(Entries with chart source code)
-- -- --

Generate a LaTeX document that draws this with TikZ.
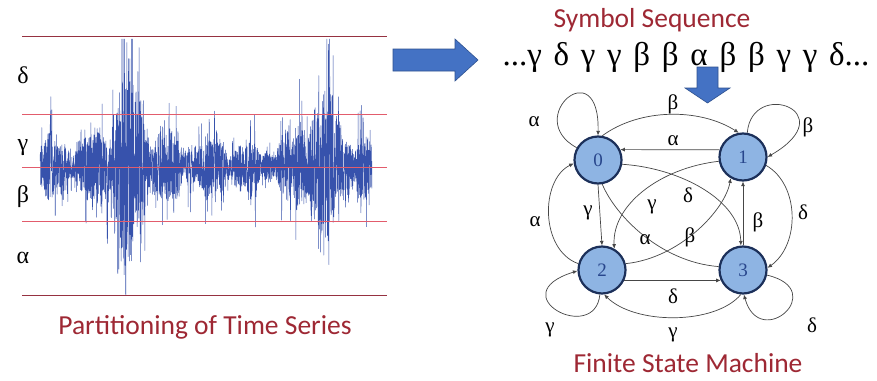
\documentclass[tikz,border=0pt]{standalone}
\usepackage{fontspec}
\usetikzlibrary{arrows.meta}
\newfontfamily\grk{Liberation Serif}
\newfontfamily\grkwide[WordSpace=1.42]{Liberation Serif}
\newfontfamily\capfont{Carlito}
\definecolor{capred}{RGB}{158,40,52}
\definecolor{bandred}{RGB}{226,92,108}
\definecolor{banddark}{RGB}{150,50,65}
\definecolor{sigblue}{RGB}{55,82,172}
\definecolor{arrowblue}{RGB}{68,114,196}
\definecolor{arrowedge}{RGB}{47,82,143}
\definecolor{statefill}{RGB}{142,180,227}
\definecolor{stateedge}{RGB}{28,48,90}
\definecolor{digit}{RGB}{40,70,140}
\definecolor{edgegray}{RGB}{70,70,70}
\begin{document}
\begin{tikzpicture}[x=1pt,y=-1pt,
  declare function={
    bump(\x,\c,\w)=exp(-(min(abs(\x-\c)/\w,5))^2);
    amp(\x)=36+12*sin(9*\x)+8*sin(23*\x+40)+70*bump(\x,128,11)+40*bump(\x,128,28)+45*bump(\x,322,11)+28*bump(\x,322,28)-10*bump(\x,265,15);
    sgv(\x)=max(-128,min(128,amp(\x)*rand*(0.65+1.1*rnd^9)));
  },
  band/.style={draw=bandred,line width=1pt},
  bandedge/.style={draw=banddark,line width=0.9pt},
  sig/.style={draw=sigblue,line width=0.5pt,line join=round},
  blockarrow/.style={fill=arrowblue,draw=arrowedge,line width=0.6pt},
  caption/.style={font=\capfont\fontsize{27.5}{27.5}\selectfont,text=capred,inner sep=0pt},
  grklab/.style={font=\grk\fontsize{21}{21}\selectfont,inner sep=0pt},
  bandlab/.style={font=\grk\fontsize{24}{24}\selectfont,inner sep=0pt},
  state/.style={circle,fill=statefill,draw=stateedge,line width=2.2pt,minimum size=47pt,inner sep=0pt,
                font=\grk\fontsize{19}{19}\selectfont,text=digit},
  tr/.style={draw=edgegray,line width=0.7pt,-{Latex[length=4.5pt,width=4pt]}},
  plain/.style={draw=edgegray,line width=0.7pt},
]
\useasboundingbox (0,0) rectangle (877,380);
\fill[white] (0,0) rectangle (877,380);

% ---------- partitioned time series ----------
\pgfmathsetseed{4242}
\draw[sig] plot[domain=40:372,samples=2200,variable=\t] (\t,{167-sgv(\t)});
\foreach \yy in {114,167,221}
  \draw[band] (22,\yy) -- (387,\yy);
\foreach \yy in {36,295}
  \draw[bandedge] (22,\yy) -- (387,\yy);
\node[bandlab] (ld) at (23,75) {δ};
\node[bandlab] (lg) at (23,148) {γ};
\node[bandlab] (lb) at (23,197) {β};
\node[bandlab] (la) at (23,258) {α};
\node[caption] (cap1) at (205,327) {Partitioning of Time Series};

% ---------- block arrows ----------
\path[blockarrow] (393,49) -- (455,49) -- (455,39) -- (478,60) -- (455,81) -- (455,71) -- (393,71) -- cycle;
\path[blockarrow] (697,67) -- (718,67) -- (718,88) -- (730,88) -- (707.5,103) -- (685,88) -- (697,88) -- cycle;

% ---------- symbol sequence ----------
\node[caption] (cap2) at (652,20) {Symbol Sequence};
\node[font=\grkwide\fontsize{33}{33}\selectfont,inner sep=0pt] (seq) at (686,57) {...γ δ γ γ β β α β β γ γ δ...};

% ---------- finite state machine ----------
\node[state] (s0) at (598,160) {0};
\node[state] (s1) at (743,157) {1};
\node[state] (s2) at (602,270) {2};
\node[state] (s3) at (743,270) {3};

% self loops
\draw[tr] (s0.150) .. controls (522,118) and (600,50) .. (s0.north);
\draw[tr] (s1.80) .. controls (752,78) and (845,112) .. (s1.east);
\draw[tr] (s2.265) .. controls (595,345) and (500,295) .. (s2.182);
\draw[tr] (s3.-12) .. controls (830,290) and (760,352) .. (s3.-88);

% straight transitions
\draw[tr] (s1.163) -- (s0.25);
\draw[tr] (s0.south) -- (s2.north);
\draw[tr] (s3.north) -- (s1.south);
\draw[tr] (s2.-25) -- (s3.205);

% arcs around the square
\draw[tr] (s0.80) .. controls (640,108) and (700,108) .. (s1.100);
\draw[tr] (s3.-95) .. controls (715,325) and (635,325) .. (s2.-85);
\draw[tr] (s2.165) .. controls (540,250) and (540,180) .. (s0.188);
\draw[tr] (s1.-20) .. controls (800,185) and (800,245) .. (s3.5);

% crossing diagonals
\draw[tr] (s0.-10) .. controls (680,168) and (740,200) .. (s3.95);
\draw[tr] (s1.190) .. controls (660,168) and (612,205) .. (s2.60);
\draw[tr] (s2.15) .. controls (680,258) and (725,210) .. (s1.240);
\draw[plain] (s3.172) .. controls (660,262) and (615,215) .. (s0.-80);

% transition labels
\node[grklab] (e1) at (534,122) {α};
\node[grklab] (e2) at (808,127) {β};
\node[grklab] (e3) at (550,330) {γ};
\node[grklab] (e4) at (812,325) {δ};
\node[grklab] (e5) at (673,141) {α};
\node[grklab] (e6) at (588,213) {γ};
\node[grklab] (e7) at (758,222) {β};
\node[grklab] (e8) at (673,296) {δ};
\node[grklab] (e9) at (673,104) {β};
\node[grklab] (e10) at (673,335) {γ};
\node[grklab] (e11) at (535,222) {α};
\node[grklab] (e12) at (803,212) {δ};
\node[grklab] (e13) at (688,195) {δ};
\node[grklab] (e14) at (652,207) {γ};
\node[grklab] (e15) at (690,237) {β};
\node[grklab] (e16) at (645,240) {α};

\node[caption] (cap3) at (688,363) {Finite State Machine};
\end{tikzpicture}
\end{document}
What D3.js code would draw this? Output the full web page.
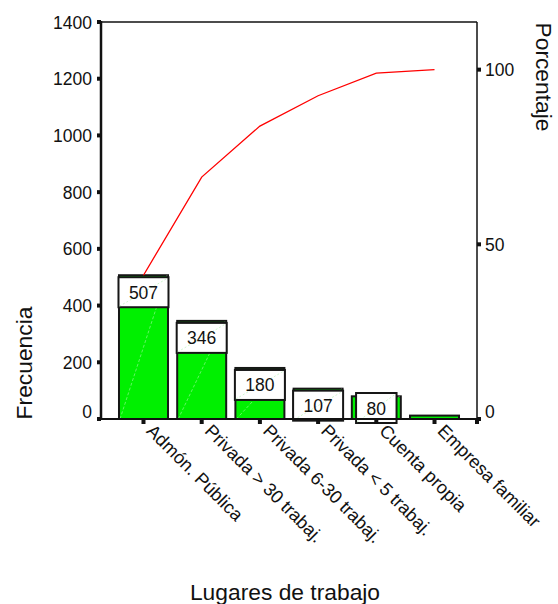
<!DOCTYPE html>
<html><head><meta charset="utf-8">
<script src="https://cdn.jsdelivr.net/npm/d3@7"></script>
<style>body{margin:0;background:#fff}svg{display:block}text{font-family:"Liberation Sans",Arial,sans-serif;fill:#111}</style>
</head><body><svg id="c" width="558" height="604"></svg>
<script>
const categories = ["Admón. Pública","Privada > 30 trabaj.","Privada 6-30 trabaj.","Privada < 5 trabaj.","Cuenta propia","Empresa familiar"];
const counts = [507,346,180,107,80,12];
const showLabel = [true,true,true,true,true,false];
const leftTicks = [0,200,400,600,800,1000,1200,1400];
const rightTicks = [0,50,100];
const xTitle = "Lugares de trabajo";
const yTitle = "Frecuencia";
const y2Title = "Porcentaje";

const svg = d3.select("#c");
const L = 101, R = 477, T = 22, B = 419;
const total = d3.sum(counts);
const cum = d3.cumsum(counts);

const x = d3.scalePoint().domain(categories).range([L, R]).padding(0.73);
const y = d3.scaleLinear().domain([0, 1400]).range([B, T]);
const yp = d3.scaleLinear().domain([0, 100]).range([y(0), y(total)]);
const bw = 49;
const green = "#00f000";

// bars
const g = svg.append("g");
categories.forEach((c, i) => {
  const cx = x(c), top = y(counts[i]);
  g.append("rect").attr("x", cx - bw/2).attr("y", top).attr("width", bw).attr("height", B - top)
    .attr("fill", green).attr("stroke", "#161616").attr("stroke-width", 2);
  if (B - top > 20) {
    g.append("line").attr("x1", cx - bw/2 + 1).attr("y1", B).attr("x2", cx + bw/2 - 1).attr("y2", top)
      .attr("stroke", "rgba(255,255,255,0.55)").attr("stroke-width", 0.7).attr("stroke-dasharray", "3,2");
  }
});

// cumulative line
svg.append("path").datum(cum)
  .attr("d", d3.line().x((d, i) => x(categories[i])).y(d => y(d)))
  .attr("fill", "none").attr("stroke", "#ff0000").attr("stroke-width", 1.3);

// value boxes
categories.forEach((c, i) => {
  if (!showLabel[i]) return;
  const cx = x(c), top = y(counts[i]);
  const t = svg.append("text").attr("x", cx).attr("text-anchor", "middle").attr("font-size", 17.5).text(counts[i]);
  const w = Math.min(t.node().getComputedTextLength() + 21, bw + 1);
  const h = 30;
  const by = Math.min(top + 2, B + 4 - h);
  svg.insert("rect", () => t.node()).attr("x", cx - w/2).attr("y", by).attr("width", w).attr("height", h)
    .attr("fill", "#fff").attr("stroke", "#161616").attr("stroke-width", 2);
  svg.insert("line", () => t.node()).attr("x1", cx - w/2 + 1).attr("y1", by + h - 1).attr("x2", cx + w/2 - 1).attr("y2", by + 1)
    .attr("stroke", "#b8f5b8").attr("stroke-width", 0.7).attr("stroke-dasharray", "2,2");
  t.attr("y", by + h/2 + 6.5);
});

// frame / axes lines
svg.append("line").attr("x1", L).attr("x2", R).attr("y1", T).attr("y2", T).attr("stroke", "#111").attr("stroke-width", 1.5);
svg.append("line").attr("x1", R).attr("x2", R).attr("y1", T).attr("y2", B).attr("stroke", "#111").attr("stroke-width", 1.5);
svg.append("line").attr("x1", L).attr("x2", R).attr("y1", B).attr("y2", B).attr("stroke", "#111").attr("stroke-width", 2);
svg.append("line").attr("x1", L).attr("x2", L).attr("y1", T - 1).attr("y2", B + 1).attr("stroke", "#111").attr("stroke-width", 2.5);

// left ticks
leftTicks.forEach(v => {
  const yy = y(v);
  svg.append("rect").attr("x", L - 4).attr("y", yy - 2).attr("width", 4).attr("height", 4).attr("fill", "#111");
  svg.append("text").attr("x", 92).attr("y", (v === 0 ? yy - 8 : yy) + 6.5).attr("text-anchor", "end").attr("font-size", 17.5).text(v);
});
// right ticks
rightTicks.forEach(v => {
  const yy = yp(v);
  svg.append("rect").attr("x", R).attr("y", yy - 2).attr("width", 4).attr("height", 4).attr("fill", "#111");
  svg.append("text").attr("x", 485).attr("y", (v === 0 ? yy - 8 : yy) + 6.5).attr("text-anchor", "start").attr("font-size", 17.5).text(v);
});
// bottom ticks + labels
categories.forEach(c => {
  const cx = x(c);
  svg.append("rect").attr("x", cx - 2).attr("y", B + 1).attr("width", 4).attr("height", 4).attr("fill", "#111");
  svg.append("text").attr("transform", `translate(${cx + 2},${B + 13}) rotate(45)`).attr("text-anchor", "start")
    .attr("font-size", 18.2).text(c);
});
svg.append("rect").attr("x", R - 2).attr("y", B + 1).attr("width", 4).attr("height", 4).attr("fill", "#111");

// titles
svg.append("text").attr("transform", `translate(32,363) rotate(-90)`).attr("text-anchor", "middle").attr("font-size", 22.8).text(yTitle);
svg.append("text").attr("transform", `translate(536,77) rotate(90)`).attr("text-anchor", "middle").attr("font-size", 22.8).text(y2Title);
svg.append("text").attr("x", 285).attr("y", 600).attr("text-anchor", "middle").attr("font-size", 22.8).text(xTitle);
</script></body></html>
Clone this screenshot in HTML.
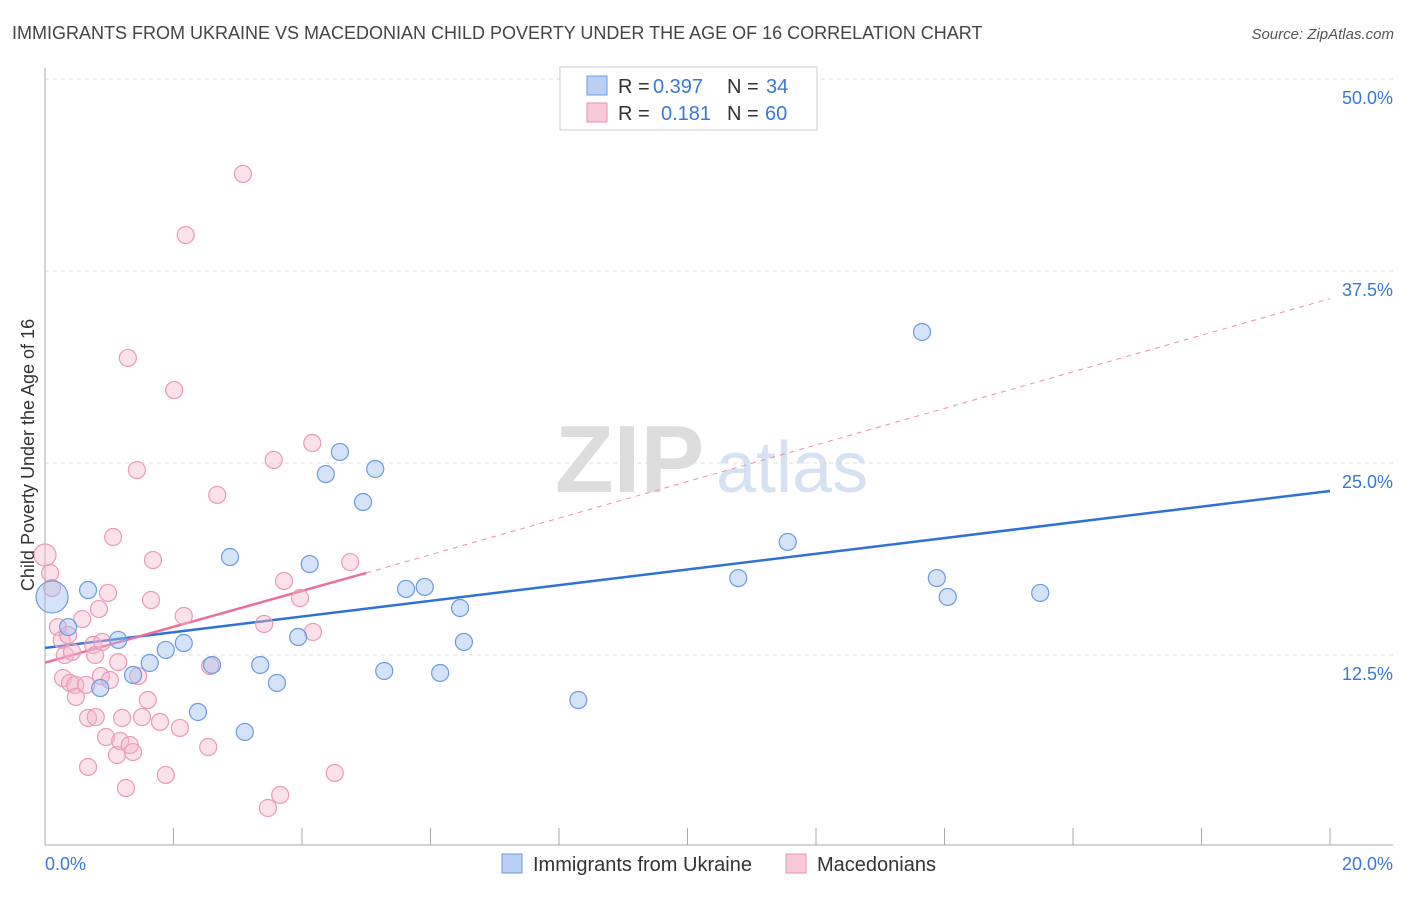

-- -- --

▸ **WHAT THE TASK ASKS**
Pick out each line containing the string "this" and copy it.

▸ **PROBLEM SOLUTION**
Generate a LaTeX document that draws this with TikZ.
What D3.js code would draw this? Output the full web page.
Clone this screenshot in HTML.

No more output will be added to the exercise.